By 1996, Southern Cross had found itself owning four radio stations in Melbourne; 3AW, 3AK, 3EE, 3MP; whereas the legal limit was two stations in a single market. 3AK was sold to a Christian organisation, Fusion Media, who switched the format to a mixture of talk-back and magazine programs and easy listening music. The station was moved to studios on St Kilda Road that had originally been built for 3EE. It later moved again to Swan Street, Richmond.

===Final years===
After more years of low ratings and financial troubles, 3AK was sold again, to a small media and data company Data and Commerce Limited (DCL). In 2001, DCL transferred 3AK from 1503 kHz to 1116 kHz and relaunched 3AK once again as a talk back station in direct competition to top rating stations 3AW and ABC Radio Melbourne.

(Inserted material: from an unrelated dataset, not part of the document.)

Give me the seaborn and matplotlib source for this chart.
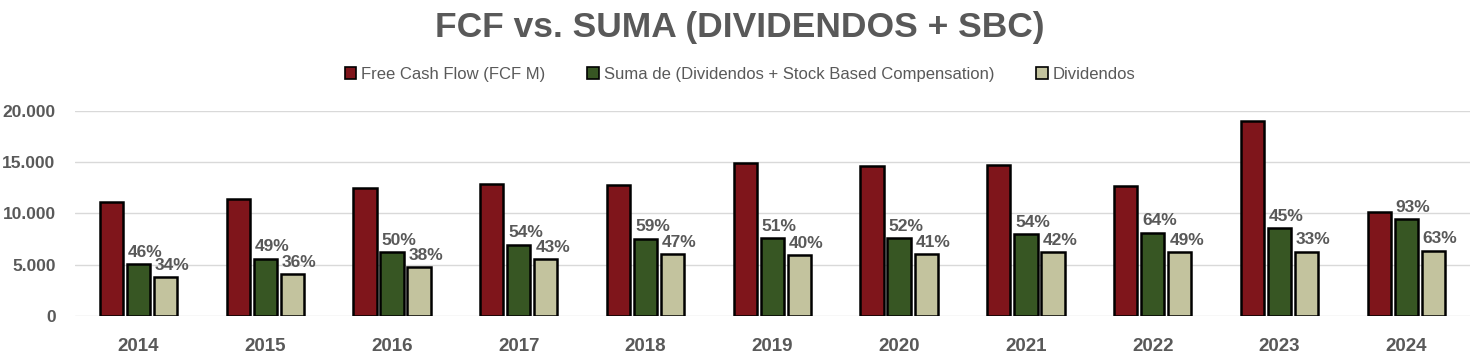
import matplotlib
matplotlib.use("Agg")
import matplotlib.pyplot as plt
import seaborn as sns
import pandas as pd
from matplotlib.patches import Patch

years = ["2014", "2015", "2016", "2017", "2018", "2019", "2020", "2021", "2022", "2023", "2024"]
fcf = [11100, 11400, 12500, 12900, 12800, 14900, 14650, 14750, 12700, 19050, 10150]
suma = [5100, 5600, 6250, 6970, 7550, 7600, 7620, 7960, 8130, 8570, 9440]
divs = [3770, 4100, 4750, 5550, 6020, 5960, 6010, 6200, 6220, 6290, 6390]
pct_suma = ["46%", "49%", "50%", "54%", "59%", "51%", "52%", "54%", "64%", "45%", "93%"]
pct_divs = ["34%", "36%", "38%", "43%", "47%", "40%", "41%", "42%", "49%", "33%", "63%"]
series = ["Free Cash Flow (FCF M)", "Suma de (Dividendos + Stock Based Compensation)", "Dividendos"]
colors = ["#7f151b", "#375623", "#c3c39e"]
grey = "#595959"

rows = []
for i, y in enumerate(years):
    rows.append((y, series[0], fcf[i]))
    rows.append((y, series[1], suma[i]))
    rows.append((y, series[2], divs[i]))
df = pd.DataFrame(rows, columns=["year", "serie", "value"])

sns.set_theme(style="white")
plt.rcParams['font.family'] = ['Liberation Sans', 'DejaVu Sans']

fig = plt.figure(figsize=(14.8, 3.58), dpi=100)
ax = fig.add_axes([0.0507, 0.1173, 0.9423, 0.5727])
sns.barplot(data=df, x="year", y="value", hue="serie", hue_order=series,
            palette=colors, width=0.64, gap=0.14, edgecolor="black", linewidth=1.8,
            ax=ax, legend=False, saturation=1)
ax.set_xlim(-0.5, 10.5)
ax.set_ylim(0, 20000)
ax.set_yticks([0, 5000, 10000, 15000, 20000])
ax.set_yticklabels(["0", "5.000", "10.000", "15.000", "20.000"])
ax.yaxis.grid(True, color="#d9d9d9", linewidth=1)
ax.set_axisbelow(True)
for s in ax.spines.values():
    s.set_visible(False)
ax.set_xlabel("")
ax.set_ylabel("")
ax.tick_params(axis="both", length=0, labelcolor=grey)
ax.tick_params(axis="y", pad=14, labelsize=12.5)
ax.tick_params(axis="x", pad=16, labelsize=13.5)
for lab in ax.get_xticklabels() + ax.get_yticklabels():
    lab.set_fontweight("bold")

# percentage labels
conts = ax.containers
for cont, labs in ((conts[1], pct_suma), (conts[2], pct_divs)):
    texts = ax.bar_label(cont, labels=labs, padding=3, fontsize=12.5, fontweight="bold", color=grey)
    for t in texts:
        t.xyann = (5, t.xyann[1])

fig.text(0.5, 0.922, "FCF vs. SUMA (DIVIDENDOS + SBC)", ha="center", va="center",
         fontsize=25.5, fontweight="bold", color=grey)
handles = [Patch(facecolor=c, edgecolor="black", linewidth=1.2) for c in colors]
fig.legend(handles, series, loc="center", bbox_to_anchor=(0.50, 0.793), ncol=3,
           frameon=False, fontsize=12.0, handlelength=0.7, handleheight=0.7,
           handletextpad=0.3, columnspacing=2.5, labelcolor=grey)

fig.savefig("out.png", dpi=100)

Controversial radio broadcaster Derryn Hinch took over 3AK's morning time-slot after twelve months as evening presenter at 3AW. A former Premier of Victoria, Jeff Kennett, was also a presenter.

===Demise===
Some unusual programming decisions and lack of promotion led to 3AK failing to lift from the bottom of the ratings ladder. In late 2003, DCL announced it had leased the running of radio 3AK to a new organisation Sports Entertainment Network (SEN) which converted 3AK to a 24-hour sport radio station. In January 2004, 3AK became known on-air as SEN 1116.

==SEN==

While initially, ratings were steadily rising, the station's financial position took a turn for the worse in early 2005, with several employees, including Dermott Brereton, Mark Doran and Robert Shaw not being paid. This eventually led to Brereton walking out on the station. This financial situation could not have come at a worse time, since SEN had recently begun broadcasting into Adelaide. Adelaide broadcasts were short-lived because of the poor financial situation and the station's heavy Melbourne focus.

In 2006 it was announced that SEN had acquired rights to broadcast five Australian Football League matches per weekend.